Who "owns" the relationship between an investor and their adviser? If you thought it was the investor, think again.
Recently, Morgan Stanley and UBS Financial Services pulled out of a private "cease fire" agreement among brokerage houses that has made it easy for brokers to move from firm to firm. By withdrawing, the two are signaling to brokers considering a move at the two firms that they and their new employer face the threat of lawsuits if they take client contact information with them, a practice allowed under the pact.

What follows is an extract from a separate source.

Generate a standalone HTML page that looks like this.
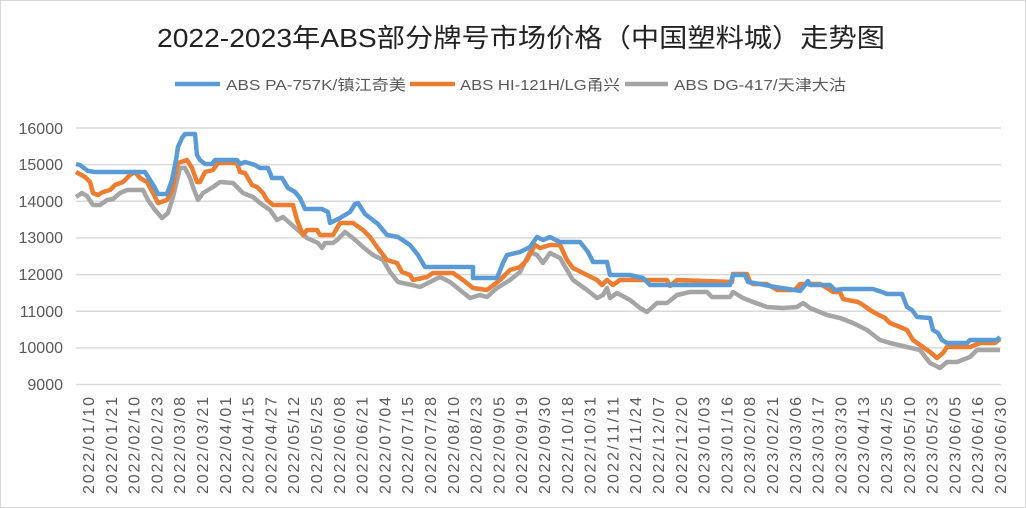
<!DOCTYPE html>
<html><head><meta charset="utf-8"><style>
html,body{margin:0;padding:0;background:#fff}
svg{display:block}
</style></head><body>
<svg width="1026" height="508" xmlns="http://www.w3.org/2000/svg" font-family="'Liberation Sans','Noto Sans CJK SC',sans-serif">
<rect x="0.5" y="0.5" width="1025" height="507" fill="#fff" stroke="#d9d9d9"/>
<text x="521" y="47" text-anchor="middle" font-size="26" fill="#222" textLength="728" lengthAdjust="spacingAndGlyphs">2022-2023年ABS部分牌号市场价格（中国塑料城）走势图</text>
<g font-size="15" fill="#595959">
<line x1="175" y1="84" x2="220" y2="84" stroke="#5B9BD5" stroke-width="4.5"/>
<text x="226" y="90" textLength="180" lengthAdjust="spacingAndGlyphs">ABS PA-757K/镇江奇美</text>
<line x1="410" y1="84" x2="455" y2="84" stroke="#ED7D31" stroke-width="4.5"/>
<text x="460" y="90" textLength="160" lengthAdjust="spacingAndGlyphs">ABS HI-121H/LG甬兴</text>
<line x1="625" y1="84" x2="668" y2="84" stroke="#A5A5A5" stroke-width="4.5"/>
<text x="674" y="90" textLength="172" lengthAdjust="spacingAndGlyphs">ABS DG-417/天津大沽</text>
</g>
<g stroke="#d9d9d9" stroke-width="1.5">
<line x1="76" y1="128" x2="1001" y2="128"/><line x1="76" y1="164.6" x2="1001" y2="164.6"/>
<line x1="76" y1="201.3" x2="1001" y2="201.3"/><line x1="76" y1="237.9" x2="1001" y2="237.9"/>
<line x1="76" y1="274.6" x2="1001" y2="274.6"/><line x1="76" y1="311.2" x2="1001" y2="311.2"/>
<line x1="76" y1="347.9" x2="1001" y2="347.9"/><line x1="76" y1="384.5" x2="1001" y2="384.5"/>
</g>
<g font-size="16" fill="#595959" text-anchor="end">
<text x="63" y="134">16000</text><text x="63" y="170">15000</text><text x="63" y="207">14000</text>
<text x="63" y="243">13000</text><text x="63" y="280">12000</text><text x="63" y="317">11000</text>
<text x="63" y="353">10000</text><text x="63" y="390">9000</text>
</g>
<g font-size="16" fill="#595959" text-anchor="end" lengthAdjust="spacingAndGlyphs">
<text transform="translate(94,397) rotate(-90)" textLength="97">2022/01/10</text>
<text transform="translate(116.8,397) rotate(-90)" textLength="97">2022/01/21</text>
<text transform="translate(139.6,397) rotate(-90)" textLength="97">2022/02/10</text>
<text transform="translate(162.4,397) rotate(-90)" textLength="97">2022/02/23</text>
<text transform="translate(185.2,397) rotate(-90)" textLength="97">2022/03/08</text>
<text transform="translate(208,397) rotate(-90)" textLength="97">2022/03/21</text>
<text transform="translate(230.8,397) rotate(-90)" textLength="97">2022/04/01</text>
<text transform="translate(253.6,397) rotate(-90)" textLength="97">2022/04/15</text>
<text transform="translate(276.4,397) rotate(-90)" textLength="97">2022/04/27</text>
<text transform="translate(299.2,397) rotate(-90)" textLength="97">2022/05/12</text>
<text transform="translate(322,397) rotate(-90)" textLength="97">2022/05/25</text>
<text transform="translate(344.8,397) rotate(-90)" textLength="97">2022/06/08</text>
<text transform="translate(367.6,397) rotate(-90)" textLength="97">2022/06/21</text>
<text transform="translate(390.4,397) rotate(-90)" textLength="97">2022/07/04</text>
<text transform="translate(413.2,397) rotate(-90)" textLength="97">2022/07/15</text>
<text transform="translate(436,397) rotate(-90)" textLength="97">2022/07/28</text>
<text transform="translate(458.8,397) rotate(-90)" textLength="97">2022/08/10</text>
<text transform="translate(481.6,397) rotate(-90)" textLength="97">2022/08/23</text>
<text transform="translate(504.4,397) rotate(-90)" textLength="97">2022/09/05</text>
<text transform="translate(527.2,397) rotate(-90)" textLength="97">2022/09/19</text>
<text transform="translate(550,397) rotate(-90)" textLength="97">2022/09/30</text>
<text transform="translate(572.8,397) rotate(-90)" textLength="97">2022/10/18</text>
<text transform="translate(595.6,397) rotate(-90)" textLength="97">2022/10/31</text>
<text transform="translate(618.4,397) rotate(-90)" textLength="97">2022/11/11</text>
<text transform="translate(641.2,397) rotate(-90)" textLength="97">2022/11/24</text>
<text transform="translate(664,397) rotate(-90)" textLength="97">2022/12/07</text>
<text transform="translate(686.8,397) rotate(-90)" textLength="97">2022/12/20</text>
<text transform="translate(709.6,397) rotate(-90)" textLength="97">2023/01/03</text>
<text transform="translate(732.4,397) rotate(-90)" textLength="97">2023/01/16</text>
<text transform="translate(755.2,397) rotate(-90)" textLength="97">2023/02/08</text>
<text transform="translate(778,397) rotate(-90)" textLength="97">2023/02/21</text>
<text transform="translate(800.8,397) rotate(-90)" textLength="97">2023/03/06</text>
<text transform="translate(823.6,397) rotate(-90)" textLength="97">2023/03/17</text>
<text transform="translate(846.4,397) rotate(-90)" textLength="97">2023/03/30</text>
<text transform="translate(869.2,397) rotate(-90)" textLength="97">2023/04/13</text>
<text transform="translate(892,397) rotate(-90)" textLength="97">2023/04/25</text>
<text transform="translate(914.8,397) rotate(-90)" textLength="97">2023/05/10</text>
<text transform="translate(937.6,397) rotate(-90)" textLength="97">2023/05/23</text>
<text transform="translate(960.4,397) rotate(-90)" textLength="97">2023/06/05</text>
<text transform="translate(983.2,397) rotate(-90)" textLength="97">2023/06/16</text>
<text transform="translate(1006,397) rotate(-90)" textLength="97">2023/06/30</text>
</g>
<g fill="none" stroke-width="4.5" stroke-linejoin="round">
<polyline stroke="#A5A5A5" points="76,197 82,193 87,196 93,205 100,205 107,200 113,199 120,193 127,190 143,190 148,200 155,210 162,218 168,213 173,197 180,168 185,168 190,178 193,187 198,200 203,193 213,187 220,182 233,183 238,188 243,193 253,197 260,203 270,210 277,220 283,217 300,232 307,238 318,243 322,248 325,243 333,243 337,240 345,232 353,238 363,247 373,255 383,260 390,272 398,282 412,285 420,287 430,282 440,277 450,282 460,290 470,298 480,295 487,297 497,288 510,280 520,272 530,252 537,255 543,263 550,253 560,258 567,270 573,280 587,290 597,298 603,295 607,288 610,298 617,293 630,300 640,308 647,312 657,303 667,303 677,295 690,292 700,292 707,292 712,297 730,297 733,292 743,298 753,302 767,307 783,308 797,307 803,303 810,308 827,315 840,318 853,323 867,330 880,340 890,343 907,347 920,350 930,363 940,368 947,362 957,362 970,357 977,350 1000,350"/>
<polyline stroke="#ED7D31" points="76,172 85,177 90,182 93,193 98,195 103,192 110,190 115,185 123,182 130,175 135,172 140,178 147,182 153,193 158,203 167,200 172,190 178,163 187,160 192,168 197,182 200,182 205,172 213,170 218,163 237,163 240,172 245,173 252,185 257,187 263,193 267,200 273,205 293,205 297,220 303,235 307,230 317,230 320,235 333,235 340,223 353,223 363,230 370,237 377,247 387,260 397,263 402,272 410,275 413,280 427,277 433,273 453,273 463,280 473,288 487,290 500,280 510,270 520,267 527,260 535,245 540,248 550,245 560,245 567,260 573,268 587,275 597,280 602,285 607,280 613,285 620,280 667,280 670,286 677,280 732,282 733,274 747,274 750,282 753,284 767,284 777,290 795,290 800,284 820,284 827,288 833,292 840,292 843,299 858,302 863,305 870,310 877,314 885,318 890,323 900,327 907,330 913,340 920,345 930,352 937,358 943,353 947,347 970,347 980,343 995,343 1000,339"/>
<polyline stroke="#5B9BD5" points="76,164 80,165 88,171 95,172 145,172 150,180 155,188 158,194 167,194 172,180 176,160 178,147 182,138 185,134 195,134 197,155 200,160 205,164 212,164 215,160 237,160 240,164 245,162 255,165 260,168 268,168 272,178 282,178 288,188 295,192 300,198 305,209 322,209 328,212 330,223 340,218 350,212 355,204 358,203 365,214 378,224 387,235 398,237 410,245 418,255 425,267 473,267 473,278 497,278 503,263 507,255 520,252 530,247 537,237 543,240 550,237 560,242 580,242 588,252 593,262 607,262 610,275 630,275 643,278 650,285 730,285 733,275 745,275 748,282 760,284 775,287 795,290 800,291 805,285 808,281 810,285 830,285 835,290 843,289 873,289 882,292 887,294 902,294 907,307 912,310 917,317 930,318 933,330 938,333 942,340 947,343 967,343 970,340 997,340 1000,337"/>
</g>
</svg>
</body></html>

The voluntary agreement, known as the Protocol for Broker Recruiting, was established in 2004 among three brokers including UBS, and now covers more than 1,600 firms. It has provided a means for brokers to switch firms or go out on their own "gracefully and respectfully" without fear of being sued, said Bill Willis, who leads a California recruiting firm specializing in the financial adviser industry.
The defections by two of the largest players, employing more than 18,000 brokers between them, raises the prospect that the industry may return to the era when the client-adviser relationship was treated as the property of the firm. With more than $10 trillion in U.S. investor assets up for grabs, it's understandable that the financial advice industry competes fiercely to win clients. Organic growth is both expensive and difficult, so firms have tried to grow by recruiting high-performing advisers who can bring their clients with them.
But both Morgan Stanley and UBS said that the escalating cost of recruitment is not worth it. While the two have said they want to focus on client service and employee retention rather than trying to recruit brokers from other firms as a path for growth, Willis dismisses that claim. The firms withdrew from the protocol, he argued, because they were "net losers" in the competition for brokers and client assets.
In addition to firms poaching brokers and clients under the protocol, the traditional sales-oriented, commission-based brokerage business faces growing competition from the rise of RIAs (Registered Investment Advisors). While a sales-oriented broker pushes specific products where they earn a commission, RIAs offer financial and investment advice without considering commissions. They typically charge a fee based on a percentage of assets, so they enjoy more autonomy and increased earnings potential as their clients' portfolios grow. The protocol has provided a pathway for many former brokers to set up shop as independent advisers while bringing clients along.
The move by Morgan Stanley and UBS is "contrary to the spirit [of the protocol agreement] to put the client first," Willis argues. The move sends a message that a client's relationship with an adviser "is not as important as what it means for the firm," he added. "That's not only absurd, it's wrong."
Recent research seems to support the idea that the protocol is good for clients. Shortly after Morgan Stanley withdrew, two finance professors from the University of Kentucky coincidentally released a study examining the impact of the protocol on adviser behavior. Professors Chris Clifford and William Gerken analyzed 1.3 million individual advisers at 50,000 firms between 1999 and 2016, using public filings about brokers' employment history and customer complaints against them. They observed a 42 percent decline in complaints after a firm joined the protocol. They also found that brokers in protocol firms were more likely to further their education pursuing advanced licenses to become investment advisers. The researchers concluded that advisers in protocol firms are more likely to view client relationship as a long-term asset and "take better care of [client] relationships after their firm enters the Protocol."
The largest brokers remaining in the protocol are Merrill Lynch, which is owned by Bank of America, and Wells Fargo. Merrill Lynch senior management told employees it is staying in the protocol for now, according to the trade magazine InvestmentNews. Both are likely to stay for the next year at least, Willis, believes, and points out they are positioned differently within the industry than Morgan Stanley and UBS.
Protocol participants headquartered in Minneapolis include Ameriprise Financial with nearly 10,000 brokers nationwide and RBC Wealth Management, which has approximately 1,800 brokers. Ameriprise spokeswoman Kathleen McClung said the protocol "makes sense for our business today and we have no plans to exit it at this time," adding that the firm "will continue to evaluate the environment closely."